Tuesday 26 March 2024

End of an Era/Car-roof Binocular Disaster!

A couple of visits to the LDV over the weekend yielded my first Sand Martin of the year, a single bird flying over the ings at Wheldrake. An impressive herd of 190 Iceland-bound Whooper Swans were at Wheldrake Ings yesterday, having a rest before continuing northwest. The flock of Icelandic Black-tailed Godwits has grown to a collosal and record-breaking 865; the site has clearly become a very important stop-over for them. 

My biggest news, however, was the disaster that befell my trusty Zeiss FL binoculars. These were the first 'top of the range' bins I had managed to afford, once I started earning, back in 2004, and they have been used pretty much daily ever since. They've had a few bumps and bruises along the way, and have the eyepieces replaced at least twice thanks to the Zeiss maintenance crew at Birdfair, but have been round my neck or glued to my eyes for many of my most memorable wildlife encounters over the last two decades.

So, on Sunday, when the unexpectedly warm spring sunshine at Thorganby caused me to put my bins on top of the car while I took my coat off, I wasn't expecting to end an era of Ziess-powered birding. 

I arrived at Wheldrake a few minutes later, and after donning my scope, I headed over the bridge and paused to scan the Low Grounds. Wait! No bins. I dashed back to the car assuming I'd left them on the passenger seat - apparently not. I then remembered what I had done. I assumed they would have dropped off in the car park back at Thorganby, and I began to panic thinking that somebody may have found them and I would never see them again. I sped back there and leapt out of my car. They were nowhere to be seen. A voice from the orchard 'are you looking for your binoculars?' My heart leapt - 'have you found them?' I enquired desperately, to which the dismaying answer came: 'no, we saw you driving through the village with them on the roof of your car five minutes ago'. My heart sank.

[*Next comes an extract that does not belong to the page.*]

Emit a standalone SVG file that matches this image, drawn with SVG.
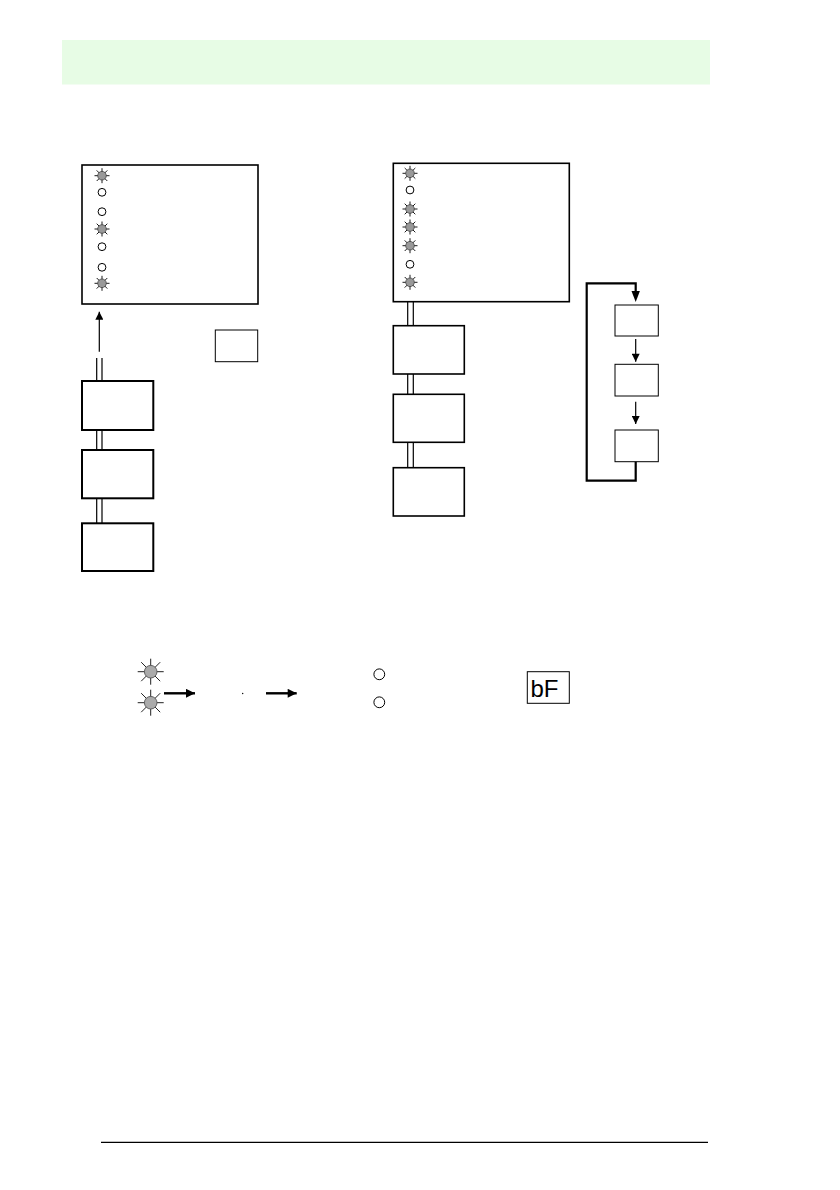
<svg xmlns="http://www.w3.org/2000/svg" xmlns:xlink="http://www.w3.org/1999/xlink" width="840" height="1190" viewBox="0 0 840 1190">
<style>
.box{fill:#fff;stroke:#000;stroke-width:1.6}
.tbox{fill:#fff;stroke:#000;stroke-width:2}
.thin{fill:#fff;stroke:#000;stroke-width:1}
.dl{stroke:#000;stroke-width:1.2;fill:none}
.ln{stroke:#000;stroke-width:1.2;fill:none}
.loop{stroke:#000;stroke-width:2.2;fill:none}
.thick{stroke:#000;stroke-width:2.4;fill:none}
.seg{font-family:"Liberation Sans",Arial,sans-serif;font-size:24px;fill:#000}
</style>
<defs>
<g id="ledOn">
<path d="M-7.5,0H7.5M0,-7.5V7.5M-5.3,-5.3L5.3,5.3M-5.3,5.3L5.3,-5.3" stroke="#000" stroke-width="0.9"/>
<circle r="4.3" fill="#999" stroke="#333" stroke-width="0.7"/>
</g>
<g id="ledOff"><circle r="3.9" fill="#fff" stroke="#000" stroke-width="1"/></g>
<g id="bigOn">
<path d="M-13,0H13M0,-13V13M-9.5,-9.5L9.5,9.5M-9.5,9.5L9.5,-9.5" stroke="#222" stroke-width="1"/>
<circle r="6.3" fill="#aaa" stroke="#555" stroke-width="0.9"/>
</g>
<g id="bigOff"><circle r="5.4" fill="#fff" stroke="#000" stroke-width="1"/></g>
<marker id="ah" viewBox="0 0 10 10" refX="10" refY="5" markerWidth="11" markerHeight="8" markerUnits="userSpaceOnUse" orient="auto"><path d="M0,0L10,5L0,10z" fill="#000"/></marker>
<marker id="ah2" viewBox="0 0 10 10" refX="10" refY="5" markerWidth="11" markerHeight="9" markerUnits="userSpaceOnUse" orient="auto"><path d="M0,0L10,5L0,10z" fill="#000"/></marker>
</defs>
<rect width="840" height="1190" fill="#fff"/>
<rect id="header" x="62" y="40" width="648" height="44.5" fill="#e7fce5"/>
<g id="panelLeft">
<rect class="box" x="82" y="165" width="176" height="139"/>
<use xlink:href="#ledOn" x="102" y="175.7"/>
<use xlink:href="#ledOff" x="102" y="192.3"/>
<use xlink:href="#ledOff" x="102" y="211.7"/>
<use xlink:href="#ledOn" x="102" y="229"/>
<use xlink:href="#ledOff" x="102" y="246.7"/>
<use xlink:href="#ledOff" x="102" y="267.3"/>
<use xlink:href="#ledOn" x="102" y="283.3"/>
</g>
<g id="panelRight">
<rect class="box" x="393.3" y="163.3" width="176" height="138.4"/>
<use xlink:href="#ledOn" x="410" y="173.3"/>
<use xlink:href="#ledOff" x="410" y="190"/>
<use xlink:href="#ledOn" x="410" y="209"/>
<use xlink:href="#ledOn" x="410" y="227"/>
<use xlink:href="#ledOn" x="410" y="245.7"/>
<use xlink:href="#ledOff" x="410" y="264.3"/>
<use xlink:href="#ledOn" x="410" y="282.3"/>
</g>
<g id="smallBox"><rect class="thin" x="215.3" y="330" width="42.4" height="31.7"/></g>
<g id="leftBox1"><rect class="tbox" x="82" y="381" width="71.3" height="49"/></g>
<g id="leftBox2"><rect class="tbox" x="82" y="450" width="71.3" height="48.3"/></g>
<g id="leftBox3"><rect class="tbox" x="82" y="523.3" width="71.3" height="47.7"/></g>
<g id="rightBox1"><rect class="box" x="393.3" y="325.7" width="71" height="48.3"/></g>
<g id="rightBox2"><rect class="box" x="393.3" y="394.3" width="71" height="48"/></g>
<g id="rightBox3"><rect class="box" x="393.3" y="467.7" width="71" height="48.3"/></g>
<g id="loopBox1"><rect class="thin" x="615" y="305" width="43.3" height="31"/></g>
<g id="loopBox2"><rect class="thin" x="615" y="364.3" width="43.3" height="31.7"/></g>
<g id="loopBox3"><rect class="thin" x="615" y="430" width="43.3" height="31.7"/></g>
<g id="displayBox">
<rect class="thin" x="527.3" y="671.7" width="42" height="31.6"/>
<text class="seg" x="530.5" y="697">bF</text>
</g>
<g id="bottomLeds">
<use xlink:href="#bigOn" x="150.7" y="671.7"/>
<use xlink:href="#bigOn" x="150.7" y="702.7"/>
<use xlink:href="#bigOff" x="379.3" y="674.3"/>
<use xlink:href="#bigOff" x="379.3" y="702.3"/>
<circle cx="242.7" cy="693.5" r="0.7" fill="#000"/>
</g>
<g id="connectors">
<line class="ln" x1="99.3" y1="351.7" x2="99.3" y2="311.7" marker-end="url(#ah)"/>
<path class="dl" d="M96.7,358V381M102,358V381M96.7,430V450M102,430V450M96.7,498.3V523.3M102,498.3V523.3"/>
<path class="dl" d="M407.7,301.7V325.7M413.3,301.7V325.7M407.7,374V394.3M413.3,374V394.3M407.7,442.3V467.7M413.3,442.3V467.7"/>
<path class="loop" d="M635.7,461.7V480.7H586.7V283.3H635.7V292"/>
<path d="M631.5,291L639.9,291L635.7,302z" fill="#000"/>
<line class="ln" x1="635.7" y1="339" x2="635.7" y2="361.7" marker-end="url(#ah)"/>
<line class="ln" x1="635.7" y1="401.7" x2="635.7" y2="424" marker-end="url(#ah)"/>
<line class="thick" x1="164" y1="693.3" x2="195" y2="693.3" marker-end="url(#ah2)"/>
<line class="thick" x1="266" y1="693.3" x2="296.7" y2="693.3" marker-end="url(#ah2)"/>
</g>
<line id="footer" x1="101" y1="1142.3" x2="708" y2="1142.3" stroke="#000" stroke-width="1.3"/>
</svg>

Back I went to Wheldrake, scouring the sides of the road. After a surprising distance - given how the road twists and turns through Thorganby - I spotted a crumpled shiny black heap in the gutter. It was my bins, and they were totally smashed. I was absolutely gutted, this really was the end of an era; my most prized possession obliterated by a momentary lapse of concentration. I was so upset, that despite having my scope with me, which would have been fine for some birding at Wheldrake, I went home. 

 My beloved FLs...RIP. 



Having shared this image of disaster on Twitter/X, I got a lot of lovely comments and shared stories of similar bins-related mishaps. This made me feel a bit better; at least I am not the only accident-prone birder around. In the meantime, I have borrowed my wife's bins, which are not bad at all. I am now hoping I will get a call from Zeiss, offering me a free replacement pair, although I suspect that call will never come!